● **DATASET SECTION**:
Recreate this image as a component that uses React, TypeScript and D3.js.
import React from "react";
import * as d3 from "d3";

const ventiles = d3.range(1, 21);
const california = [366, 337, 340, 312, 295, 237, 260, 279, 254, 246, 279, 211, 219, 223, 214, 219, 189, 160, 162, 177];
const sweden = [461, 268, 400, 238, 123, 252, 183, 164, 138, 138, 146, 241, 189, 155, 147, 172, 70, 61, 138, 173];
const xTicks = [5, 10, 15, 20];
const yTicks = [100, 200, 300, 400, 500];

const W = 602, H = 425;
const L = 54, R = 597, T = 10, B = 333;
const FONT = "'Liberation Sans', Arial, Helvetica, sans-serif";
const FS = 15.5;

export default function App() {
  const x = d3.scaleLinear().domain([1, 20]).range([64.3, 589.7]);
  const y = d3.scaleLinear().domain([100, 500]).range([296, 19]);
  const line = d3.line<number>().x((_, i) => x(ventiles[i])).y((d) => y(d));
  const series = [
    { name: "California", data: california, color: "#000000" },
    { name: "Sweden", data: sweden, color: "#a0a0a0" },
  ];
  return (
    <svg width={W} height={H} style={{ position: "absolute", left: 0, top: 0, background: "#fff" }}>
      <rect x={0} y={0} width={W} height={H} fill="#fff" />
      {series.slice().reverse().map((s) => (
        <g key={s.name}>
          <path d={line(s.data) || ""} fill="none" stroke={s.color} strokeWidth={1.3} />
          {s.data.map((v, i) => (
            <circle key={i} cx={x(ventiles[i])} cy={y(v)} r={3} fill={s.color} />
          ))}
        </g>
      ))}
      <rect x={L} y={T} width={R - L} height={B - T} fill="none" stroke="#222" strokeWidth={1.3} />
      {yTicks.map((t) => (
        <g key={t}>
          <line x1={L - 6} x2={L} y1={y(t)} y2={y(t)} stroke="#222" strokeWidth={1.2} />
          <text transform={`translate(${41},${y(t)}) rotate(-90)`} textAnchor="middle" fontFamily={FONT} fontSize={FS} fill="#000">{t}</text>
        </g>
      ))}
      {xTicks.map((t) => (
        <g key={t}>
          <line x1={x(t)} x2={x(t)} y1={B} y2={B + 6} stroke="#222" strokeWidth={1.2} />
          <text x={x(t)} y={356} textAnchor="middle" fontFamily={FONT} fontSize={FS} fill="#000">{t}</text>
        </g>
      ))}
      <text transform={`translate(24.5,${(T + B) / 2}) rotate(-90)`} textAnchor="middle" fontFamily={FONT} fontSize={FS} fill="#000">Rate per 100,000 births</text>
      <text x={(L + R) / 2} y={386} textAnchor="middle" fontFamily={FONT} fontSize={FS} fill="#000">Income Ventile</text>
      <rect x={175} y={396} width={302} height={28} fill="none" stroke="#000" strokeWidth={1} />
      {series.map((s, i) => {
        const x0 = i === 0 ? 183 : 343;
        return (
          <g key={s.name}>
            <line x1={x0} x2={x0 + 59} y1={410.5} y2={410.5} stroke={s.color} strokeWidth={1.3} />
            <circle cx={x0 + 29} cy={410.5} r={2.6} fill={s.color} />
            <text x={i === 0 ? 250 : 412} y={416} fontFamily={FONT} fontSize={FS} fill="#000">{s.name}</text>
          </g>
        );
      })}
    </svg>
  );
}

● **TASK GOAL**: Print, please, the lines from the first line of the material through the line that contains "const FS = 15.5;", exactly as written and with nothing added.

● **PROBLEM SOLUTION**:
Recreate this image as a component that uses React, TypeScript and D3.js.
import React from "react";
import * as d3 from "d3";

const ventiles = d3.range(1, 21);
const california = [366, 337, 340, 312, 295, 237, 260, 279, 254, 246, 279, 211, 219, 223, 214, 219, 189, 160, 162, 177];
const sweden = [461, 268, 400, 238, 123, 252, 183, 164, 138, 138, 146, 241, 189, 155, 147, 172, 70, 61, 138, 173];
const xTicks = [5, 10, 15, 20];
const yTicks = [100, 200, 300, 400, 500];

const W = 602, H = 425;
const L = 54, R = 597, T = 10, B = 333;
const FONT = "'Liberation Sans', Arial, Helvetica, sans-serif";
const FS = 15.5;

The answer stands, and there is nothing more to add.